Berlusconi a certainement été en mesure d’intercepter et d’interpréter à sa manière ce nouvel esprit du capitalisme décrit par Luc Boltanski et Ève Chiappello dans un volume publié par Gallimard en 2000 et qui n’est arrivé en Italie qu’en 2014 avec Mimesis (Il nuovo spirito del capitalismo). Version italienne de cette nouvelle éthique de la valorisation du capital qui, selon les deux sociologues, après la phase puritaine originelle et l’ère de la planification et de la rationalité fordiste qui a suivi, a trouvé une nouvelle source d’inspiration et de légitimité dans une partie de la critique du mode de production capitaliste lors de la contestation des années 1970. La critique du taylorisme fordiste, de l’aliénation en série du travail, des relations sociales rigides et hiérarchiques, de la société du spectacle, a été absorbée et métabolisée au point de faire de la créativité et de la flexibilité les traits saillants du nouveau système de l’économie de flux, de la valeur ajoutée, du travail immatériel incarné dans le produit fini. L’inventivité, le plaisir et la folie - toujours selon l’analyse de Boltanski et Chiappello - sont devenus des ingrédients du succès capitaliste bien plus que les valeurs constipées du travail, de la prière et de l’épargne qui ont inspiré l’aube du capitalisme, mais aussi le calvinisme de la valeur-travail dont était imprégné le togliattisme [Palmiro Togliatti, 1893-1963, secrétaire général à vie du Parti communiste italien, NdT].

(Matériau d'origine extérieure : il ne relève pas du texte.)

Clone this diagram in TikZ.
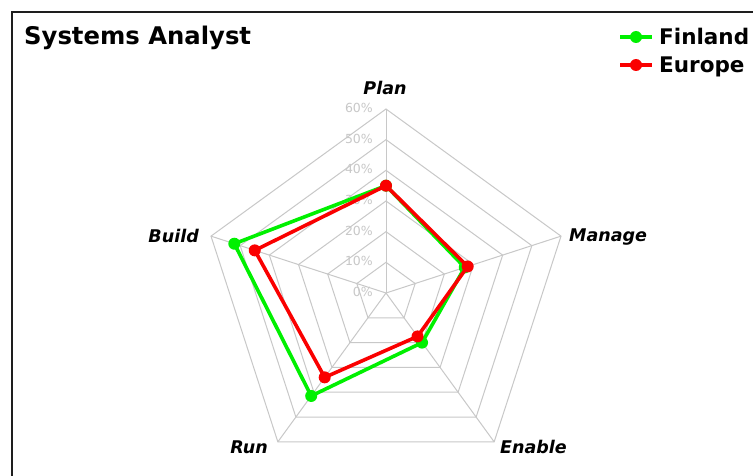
\documentclass[tikz,border=0pt]{standalone}
\usepackage{fontspec}
\setmainfont{DejaVu Sans}
\usetikzlibrary{calc}
\definecolor{gridgray}{RGB}{200,200,200}
\definecolor{fingreen}{RGB}{0,240,0}
\definecolor{eured}{RGB}{250,0,0}
\definecolor{framegray}{RGB}{30,30,30}
\tikzset{
  grid line/.style={draw=gridgray, line width=1pt},
  tick label/.style={text=gridgray, font=\fontsize{12.5}{12.5}\selectfont, anchor=east, inner sep=0pt},
  axis label/.style={font=\fontsize{17.5}{17.5}\selectfont\bfseries\itshape, inner sep=0pt},
  series line/.style={line width=3.6pt, line join=round},
  dot/.style={circle, fill=#1, inner sep=0pt, minimum size=12pt},
}
\begin{document}
\begin{tikzpicture}[x=1pt,y=1pt]
\useasboundingbox (0,0) rectangle (753,475);
\fill[white] (0,0) rectangle (753,475);
\begin{scope}
\clip (0,0) rectangle (753,475);
% chart frame
\draw[framegray, line width=2pt] (12,-20) rectangle (780,463);
\end{scope}

% title
\node[font=\fontsize{24.3}{25}\selectfont\bfseries, anchor=base west, inner sep=0pt] (title) at (24,430) {Systems Analyst};

% radar grid
\coordinate (c) at (386,182);
\def\stp{30.667}
\foreach \k in {1,...,6}{
  \draw[grid line] ($(c)+(90:\k*\stp)$) -- ($(c)+(18:\k*\stp)$) -- ($(c)+(-54:\k*\stp)$)
     -- ($(c)+(-126:\k*\stp)$) -- ($(c)+(162:\k*\stp)$) -- cycle;
}
\foreach \a/\nm in {90/plan,18/manage,-54/enable,-126/run,162/build}{
  \coordinate (ax-\nm) at ($(c)+(\a:6*\stp)$);
  \draw[grid line] (c) -- (ax-\nm);
}
\foreach \k/\lbl in {0/0,1/10,2/20,3/30,4/40,5/50,6/60}{
  \node[tick label] (tick\k) at ($(c)+(-13,\k*\stp+1)$) {\lbl\%};
}

% axis labels
\node[axis label, anchor=base] (lplan) at (385,380) {Plan};
\node[axis label, anchor=base west] (lmanage) at (569,234) {Manage};
\node[axis label, anchor=base west] (lenable) at (500,22) {Enable};
\node[axis label, anchor=base east] (lrun) at (268,22) {Run};
\node[axis label, anchor=base east] (lbuild) at (199,233) {Build};

% data points (values in percent)
\foreach \a/\nm/\f/\e in {90/plan/35/35,18/manage/27/28,-54/enable/20/17.5,-126/run/41.5/34,162/build/52/45}{
  \coordinate (f-\nm) at ($(c)+(\a:\f*\stp/10)$);
  \coordinate (e-\nm) at ($(c)+(\a:\e*\stp/10)$);
}
% Finland series
\draw[series line, fingreen] (f-plan) -- (f-manage) -- (f-enable) -- (f-run) -- (f-build) -- cycle;
\foreach \nm in {plan,manage,enable,run,build}{
  \node[dot=fingreen] (fd-\nm) at (f-\nm) {};
}
% Europe series
\draw[series line, eured] (e-plan) -- (e-manage) -- (e-enable) -- (e-run) -- (e-build) -- cycle;
\foreach \nm in {plan,manage,enable,run,build}{
  \node[dot=eured] (ed-\nm) at (e-\nm) {};
}

% legend
\coordinate (lg1a) at (620,438);
\coordinate (lg1b) at (652,438);
\coordinate (lg2a) at (620,410);
\coordinate (lg2b) at (652,410);
\draw[fingreen, line width=3.6pt] (lg1a) -- (lg1b);
\node[dot=fingreen] (lgdot1) at ($(lg1a)!0.5!(lg1b)$) {};
\draw[eured, line width=3.6pt] (lg2a) -- (lg2b);
\node[dot=eured] (lgdot2) at ($(lg2a)!0.5!(lg2b)$) {};
\node[font=\fontsize{21.5}{22}\selectfont\bfseries, anchor=base west, inner sep=0pt] (lgfin) at (659,430) {Finland};
\node[font=\fontsize{21.5}{22}\selectfont\bfseries, anchor=base west, inner sep=0pt] (lgeu) at (659,402) {Europe};
\end{tikzpicture}
\end{document}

Si l’imagination n’a jamais accédé au pouvoir, elle a certainement trouvé sa place sur la Market Place., démontrant la capacité dynamique et innovante de l’“entreprenariat déviant”, selon une catégorie forgée par la sociologie criminelle. L’ambivalence du comportement de Berlusconi, à l’intérieur et à l’extérieur de l’ordre établi, a permis de mener des expériences, voire d’explorer des possibilités illégitimes. Une ressource nécessaire pour que l’initiative économique innovante puisse avoir lieu. De cette manière, l’homme d’Arcore a conservé « une légèreté distincte qui a permis à ses entreprises, d’une manière wébérienne, de s’élever au-dessus du bien et du mal », comme l’a écrit Vincenzo Ruggiero dans Crimes de l’imagination. Déviance et littérature, il Saggiatore, Milan 2005.

Le patron de la publicité avec ses télévisions a été le visage italien de cette révolution du capital. Par sa capacité à produire de l’idéologie, il a aussi su synthétiser des intérêts et des pulsions sociales différents, mais unis par une rapacité individualiste hypertrophiée. Vendeur de rêves et d’illusions, dealer de marques, vendeur d’un monde réduit à la domination du logo et de ses imitations. Une fois devenu système-monde, et une fois ocupée la société, il ne manquait à Berlusconi que la politique. Pas de la vraie politique. Il en a toujours fait, comme il s’en est vanté un jour dans une interview. Son réseau d’affaires n’était rien d’autre qu’un parti de type léniniste. Le seul qui reste. Le parti des professionnels de la publicité. Une structure de cadres sélectionnés, enracinés dans le territoire et les districts économiques, avec des relations et des alliances étendues avec les entreprises, les organisations commerciales et les entrepreneurs légaux et illégaux. Un véritable modèle d’organisation bolchevique de la bourgeoisie. Et en effet, à la fin de 1993, en quelques mois, il a réussi à en faire l’épine dorsale de Forza Italia pour lancer l’attaque contre la citadelle de la politique institutionnelle, contre les occupants de la machine d’État. Grâce à une activité de lobbying scientifique et aux protections obtenues de secteurs influents de la politique, plutôt qu’à la capacité de s’imposer sur le marché, il a pu construire sa position dominante dans les années 1980 dans le secteur de la télévision commerciale et de la vente de publicité.

Mais c’est l’effondrement du système politique des partis provoqué par les enquêtes judiciaires [opération Mains propres, NdT] qui a ouvert la voie à son entrée directe dans le monde des palais romains. Alors que des formes opposées de populisme s’affrontaient sur les cendres de la Première République, Berlusconi a réussi à bouleverser la scène politique du pays en déracinant la tradition des partis de masse déjà en crise et en imposant son propre modèle même à ses adversaires. Capable de mélanger des éléments élitistes et plébiscitaires, pré-modernes et hyper-modernes, celui de Berlusconi apparaît comme un modèle de populisme où s’intègrent l’ancien et le nouveau. Soutenu par le retour à l’affirmation d’un leadership charismatique et providentiel, dans lequel le pouvoir patrimonial remplace l’ancienne légitimité paternaliste-patriarcale, le paradigme berlusconien s’accompagne de l’éloge d’un entrepreneuriat généralisé au sein duquel même des formes archaïques et bestiales de taylorisme peuvent coexister. Le rêve et la tromperie de millions de petites entreprises, une nouvelle configuration de la relation de travail qui cache derrière le mythe de l’entrepreneuriat individuel les hiérarchies d’un nouveau modèle d’exploitation. L’illusion d’un accès facile à la classe moyenne et d’un enrichissement personnel modelé sur les valeurs propagées par la télévision commerciale, y compris les ragots, les nouvelles criminelles, les show-girls et les émissions de téléréalité.